What you are asked to do:
Pull out each line of the data that includes the word "with".

Data listing
▬▬▬▬▬▬

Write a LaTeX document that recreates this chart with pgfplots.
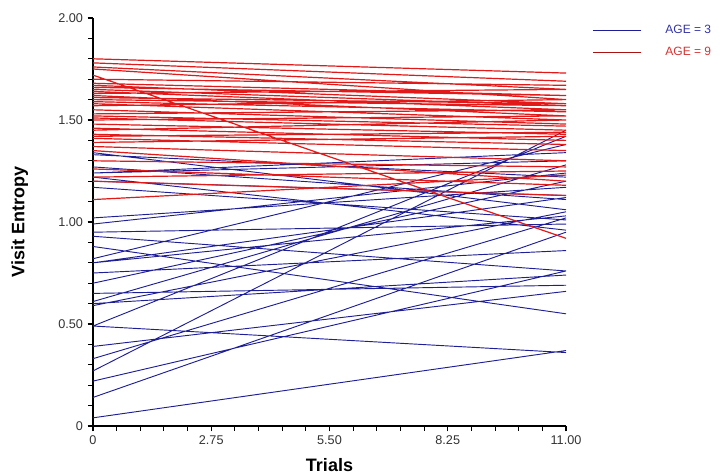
\documentclass[border=0pt]{standalone}
\usepackage{fontspec}
\setmainfont{Liberation Sans}
\usepackage{pgfplots}
\pgfplotsset{compat=1.18}
\definecolor{agethree}{RGB}{30,30,150}
\definecolor{agenine}{RGB}{225,25,25}
\definecolor{agethreetxt}{RGB}{50,50,170}
\definecolor{aginetxt}{RGB}{215,50,50}

\begin{document}
\begin{tikzpicture}
\useasboundingbox (-69.75pt,-36.75pt) rectangle (473.25pt,319.5pt);
\begin{axis}[
    scale only axis,
    width=354.75pt, height=306pt,
    xmin=0, xmax=11, ymin=0, ymax=2,
    axis x line=bottom, axis y line=left,
    axis line style={-, black, line width=0.8pt},
    xtick={0,2.75,5.5,8.25,11},
    xticklabels={0,2.75,5.50,8.25,11.00},
    ytick={0,0.5,1,1.5,2},
    yticklabels={0,0.50,1.00,1.50,2.00},
    minor x tick num=4, minor y tick num=4,
    tick align=outside,
    major tick length=4pt, minor tick length=3.5pt,
    every tick/.style={black, line width=0.8pt},
    tick label style={font=\fontsize{9.5}{10}\selectfont, text=black!80},
    xlabel={\textbf{Trials}},
    ylabel={\textbf{Visit Entropy}},
    label style={font=\fontsize{13.5}{15}\selectfont},
    xlabel style={at={(axis description cs:0.5,-0.096)}, anchor=center},
    ylabel style={at={(axis description cs:-0.155,0.5)}, anchor=center},
    unbounded coords=jump,
    legend style={draw=none, fill=none, at={(axis description cs:1.055,0.99)}, anchor=north west,
        font=\fontsize{9}{10}\selectfont, inner sep=0pt, row sep=5pt},
    legend cell align=left,
    /tikz/every odd column/.append style={column sep=16pt},
]
% AGE = 3
\addplot[agethree, line width=0.7pt,
    legend image code/.code={\draw[agethree, line width=0.9pt] (0pt,0pt) -- (36pt,0pt);}] coordinates {
(0,0.04) (11,0.37) (0,nan)
(0,0.14) (11,0.95) (0,nan)
(0,0.22) (11,0.76) (0,nan)
(0,0.27) (11,1.45) (0,nan)
(0,0.33) (11,1.02) (0,nan)
(0,0.39) (11,0.66) (0,nan)
(0,0.49) (11,0.36) (0,nan)
(0,0.49) (11,1.42) (0,nan)
(0,0.59) (11,1.05) (0,nan)
(0,0.60) (11,0.74) (0,nan)
(0,0.61) (11,1.28) (0,nan)
(0,0.65) (11,0.69) (0,nan)
(0,0.70) (11,1.20) (0,nan)
(0,0.75) (11,0.86) (0,nan)
(0,0.80) (11,1.12) (0,nan)
(0,0.80) (11,1.03) (0,nan)
(0,0.82) (11,1.38) (0,nan)
(0,0.88) (11,0.55) (0,nan)
(0,0.93) (11,0.76) (0,nan)
(0,0.95) (11,0.99) (0,nan)
(0,0.99) (11,1.24) (0,nan)
(0,1.02) (11,1.17) (0,nan)
(0,1.17) (11,1.01) (0,nan)
(0,1.20) (11,1.13) (0,nan)
(0,1.22) (11,0.96) (0,nan)
(0,1.24) (11,1.30) (0,nan)
(0,1.24) (11,1.34) (0,nan)
(0,1.27) (11,1.11) (0,nan)
(0,1.33) (11,1.22) (0,nan)
(0,1.34) (11,1.06) (0,nan)
};
\addlegendentry{\textcolor{agethreetxt}{AGE = 3}}
% AGE = 9
\addplot[agenine, line width=0.9pt,
    legend image code/.code={\draw[agenine!75!black, line width=0.9pt] (0pt,0pt) -- (36pt,0pt);}] coordinates {
(0,1.80) (11,1.73) (0,nan)
(0,1.78) (11,1.69) (0,nan)
(0,1.76) (11,1.65) (0,nan)
(0,1.75) (11,1.60) (0,nan)
(0,1.72) (11,0.92) (0,nan)
(0,1.70) (11,1.67) (0,nan)
(0,1.68) (11,1.62) (0,nan)
(0,1.67) (11,1.58) (0,nan)
(0,1.66) (11,1.62) (0,nan)
(0,1.65) (11,1.57) (0,nan)
(0,1.64) (11,1.55) (0,nan)
(0,1.63) (11,1.65) (0,nan)
(0,1.62) (11,1.52) (0,nan)
(0,1.61) (11,1.58) (0,nan)
(0,1.60) (11,1.57) (0,nan)
(0,1.59) (11,1.54) (0,nan)
(0,1.58) (11,1.50) (0,nan)
(0,1.57) (11,1.60) (0,nan)
(0,1.55) (11,1.48) (0,nan)
(0,1.53) (11,1.55) (0,nan)
(0,1.52) (11,1.47) (0,nan)
(0,1.51) (11,1.45) (0,nan)
(0,1.50) (11,1.52) (0,nan)
(0,1.48) (11,1.43) (0,nan)
(0,1.46) (11,1.40) (0,nan)
(0,1.45) (11,1.50) (0,nan)
(0,1.43) (11,1.38) (0,nan)
(0,1.42) (11,1.44) (0,nan)
(0,1.41) (11,1.35) (0,nan)
(0,1.39) (11,1.42) (0,nan)
(0,1.37) (11,1.30) (0,nan)
(0,1.35) (11,1.20) (0,nan)
(0,1.30) (11,1.27) (0,nan)
(0,1.26) (11,1.18) (0,nan)
(0,1.22) (11,1.25) (0,nan)
(0,1.20) (11,1.13) (0,nan)
(0,1.11) (11,1.23) (0,nan)
};
\addlegendentry{\textcolor{aginetxt}{AGE = 9}}
\end{axis}
\end{tikzpicture}
\end{document}
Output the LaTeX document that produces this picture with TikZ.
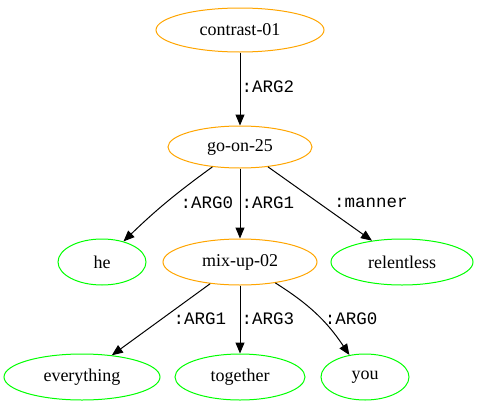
\documentclass[tikz,border=0pt]{standalone}
\usepackage{fontspec}
\setmainfont{Liberation Serif}
\newfontfamily\relfont{Liberation Mono}
\usetikzlibrary{shapes.geometric,arrows.meta}
\definecolor{gvorange}{HTML}{FFA500}
\definecolor{gvgreen}{HTML}{00FF00}

\begin{document}
\begin{tikzpicture}[x=1pt,y=-1pt,
    concept/.style={ellipse,draw=gvorange,line width=1pt,inner sep=0pt,
        font=\fontsize{18}{20}\selectfont},
    leaf/.style={concept,draw=gvgreen},
    rel/.style={inner sep=0pt,font=\relfont\fontsize{17.5}{20}\selectfont},
    edge/.style={-{Triangle[length=11pt,width=9pt]},line width=1pt}]
\useasboundingbox (0,0) rectangle (479,407);
% concepts
\node[concept,minimum width=168pt,minimum height=44pt] (contrast) at (240,30) {contrast-01};
\node[concept,minimum width=144pt,minimum height=42pt] (goon) at (240,147) {go-on-25};
\node[concept,minimum width=154pt,minimum height=46pt] (mixup) at (240,262) {mix-up-02};
% leaves
\node[leaf,minimum width=88pt,minimum height=46pt] (he) at (102,262) {he};
\node[leaf,minimum width=142pt,minimum height=46pt] (relentless) at (402,262) {relentless};
\node[leaf,minimum width=156pt,minimum height=46pt] (everything) at (82,377) {everything};
\node[leaf,minimum width=130pt,minimum height=46pt] (together) at (240,377) {together};
\node[leaf,minimum width=88pt,minimum height=46pt] (you) at (365,377) {you};
% relations
\draw[edge] (contrast) -- (goon);
\draw[edge] (goon) to[bend right=4] (he);
\draw[edge] (goon) -- (mixup);
\draw[edge] (goon) -- (relentless);
\draw[edge] (mixup) -- (everything);
\draw[edge] (mixup) -- (together);
\draw[edge] (mixup) to[bend left=12] (you);
% labels
\node[rel] (l1) at (268,87) {:ARG2};
\node[rel] (l2) at (207,203) {:ARG0};
\node[rel] (l3) at (268,203) {:ARG1};
\node[rel] (l4) at (371,203) {:manner};
\node[rel] (l5) at (200,319) {:ARG1};
\node[rel] (l6) at (268,319) {:ARG3};
\node[rel] (l7) at (351,319) {:ARG0};
\end{tikzpicture}
\end{document}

▬▬▬▬▬▬

Finished exercise:
Write a LaTeX document that recreates this chart with pgfplots.
Output the LaTeX document that produces this picture with TikZ.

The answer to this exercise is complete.